_STATED GOAL_
Retype, please, the listing from its opening line through the line that contains "import plotly.graph_objects as go", both included, without the pictures.
Start
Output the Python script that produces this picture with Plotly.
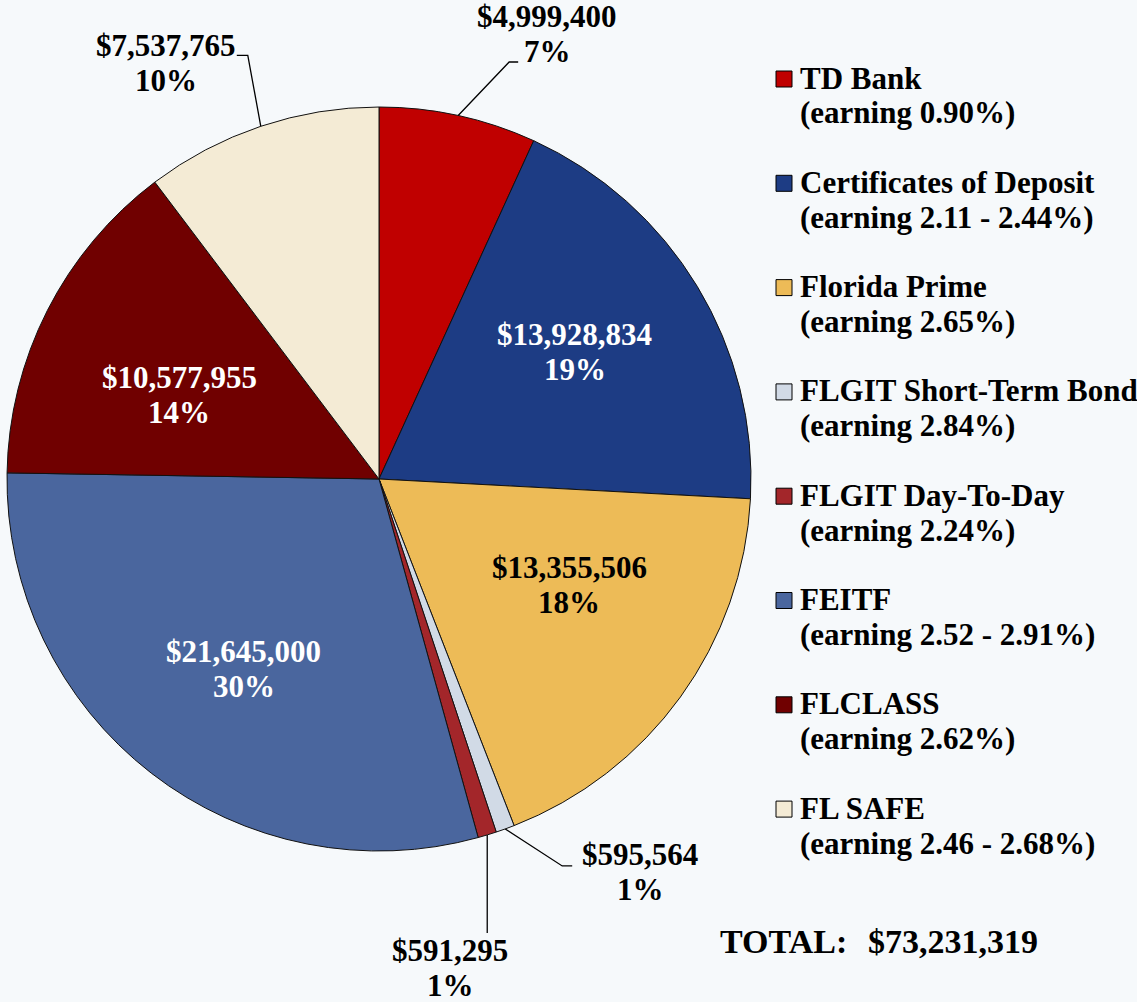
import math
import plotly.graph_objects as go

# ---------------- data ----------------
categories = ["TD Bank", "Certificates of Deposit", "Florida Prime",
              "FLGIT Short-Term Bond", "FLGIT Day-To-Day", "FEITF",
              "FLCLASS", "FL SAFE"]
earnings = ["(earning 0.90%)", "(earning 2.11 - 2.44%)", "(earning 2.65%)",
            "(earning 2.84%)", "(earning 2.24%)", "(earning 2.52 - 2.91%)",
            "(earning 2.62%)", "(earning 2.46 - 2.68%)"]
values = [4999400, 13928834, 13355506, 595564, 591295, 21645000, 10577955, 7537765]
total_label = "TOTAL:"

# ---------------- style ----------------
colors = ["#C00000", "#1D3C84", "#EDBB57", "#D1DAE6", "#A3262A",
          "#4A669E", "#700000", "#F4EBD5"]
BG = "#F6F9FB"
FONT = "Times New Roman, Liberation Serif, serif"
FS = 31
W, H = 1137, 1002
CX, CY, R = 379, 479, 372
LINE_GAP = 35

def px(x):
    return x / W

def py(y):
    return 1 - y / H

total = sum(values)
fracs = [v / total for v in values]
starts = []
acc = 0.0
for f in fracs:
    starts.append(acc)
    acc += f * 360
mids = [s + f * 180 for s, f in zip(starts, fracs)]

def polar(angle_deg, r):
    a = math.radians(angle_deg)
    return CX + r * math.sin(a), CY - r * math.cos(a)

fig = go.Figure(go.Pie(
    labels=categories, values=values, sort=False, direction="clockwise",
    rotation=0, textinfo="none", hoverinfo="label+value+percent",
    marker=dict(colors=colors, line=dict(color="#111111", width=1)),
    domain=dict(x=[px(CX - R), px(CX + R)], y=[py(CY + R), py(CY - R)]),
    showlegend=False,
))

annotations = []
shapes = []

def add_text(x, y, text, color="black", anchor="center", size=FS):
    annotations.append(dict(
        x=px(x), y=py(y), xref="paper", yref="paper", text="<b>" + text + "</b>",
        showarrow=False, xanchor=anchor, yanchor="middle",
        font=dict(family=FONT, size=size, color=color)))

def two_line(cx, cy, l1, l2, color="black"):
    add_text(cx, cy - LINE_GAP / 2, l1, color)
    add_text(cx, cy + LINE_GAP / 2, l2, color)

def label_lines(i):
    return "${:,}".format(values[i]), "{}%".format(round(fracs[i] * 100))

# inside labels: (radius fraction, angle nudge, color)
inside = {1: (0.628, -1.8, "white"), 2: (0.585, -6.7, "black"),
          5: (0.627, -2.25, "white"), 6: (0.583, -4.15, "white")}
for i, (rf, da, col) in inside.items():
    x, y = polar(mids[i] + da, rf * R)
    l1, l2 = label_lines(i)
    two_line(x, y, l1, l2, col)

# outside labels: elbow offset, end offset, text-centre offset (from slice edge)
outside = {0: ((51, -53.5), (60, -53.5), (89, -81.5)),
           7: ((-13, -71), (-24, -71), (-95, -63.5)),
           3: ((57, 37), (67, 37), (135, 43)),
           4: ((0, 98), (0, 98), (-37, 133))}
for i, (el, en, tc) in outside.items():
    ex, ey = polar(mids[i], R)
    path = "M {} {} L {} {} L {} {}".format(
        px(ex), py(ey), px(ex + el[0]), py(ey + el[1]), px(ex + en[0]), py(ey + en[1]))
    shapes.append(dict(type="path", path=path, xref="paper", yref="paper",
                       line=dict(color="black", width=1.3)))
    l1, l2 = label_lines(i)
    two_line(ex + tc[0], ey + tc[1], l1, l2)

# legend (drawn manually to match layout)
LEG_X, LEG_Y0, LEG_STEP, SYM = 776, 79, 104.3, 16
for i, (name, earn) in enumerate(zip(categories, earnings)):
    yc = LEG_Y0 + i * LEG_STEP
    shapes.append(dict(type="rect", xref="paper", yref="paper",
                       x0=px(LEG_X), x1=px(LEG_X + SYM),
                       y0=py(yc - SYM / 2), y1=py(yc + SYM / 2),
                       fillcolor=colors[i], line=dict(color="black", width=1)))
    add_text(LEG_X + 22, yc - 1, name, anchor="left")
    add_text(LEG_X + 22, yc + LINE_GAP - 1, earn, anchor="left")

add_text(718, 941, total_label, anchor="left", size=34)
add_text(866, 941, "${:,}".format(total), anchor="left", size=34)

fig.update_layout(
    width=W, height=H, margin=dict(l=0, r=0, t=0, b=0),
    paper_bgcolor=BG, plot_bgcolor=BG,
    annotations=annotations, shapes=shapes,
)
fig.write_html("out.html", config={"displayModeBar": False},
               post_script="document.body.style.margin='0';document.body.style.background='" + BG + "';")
End
_FULL RESPONSE_
Output the Python script that produces this picture with Plotly.
import math
import plotly.graph_objects as go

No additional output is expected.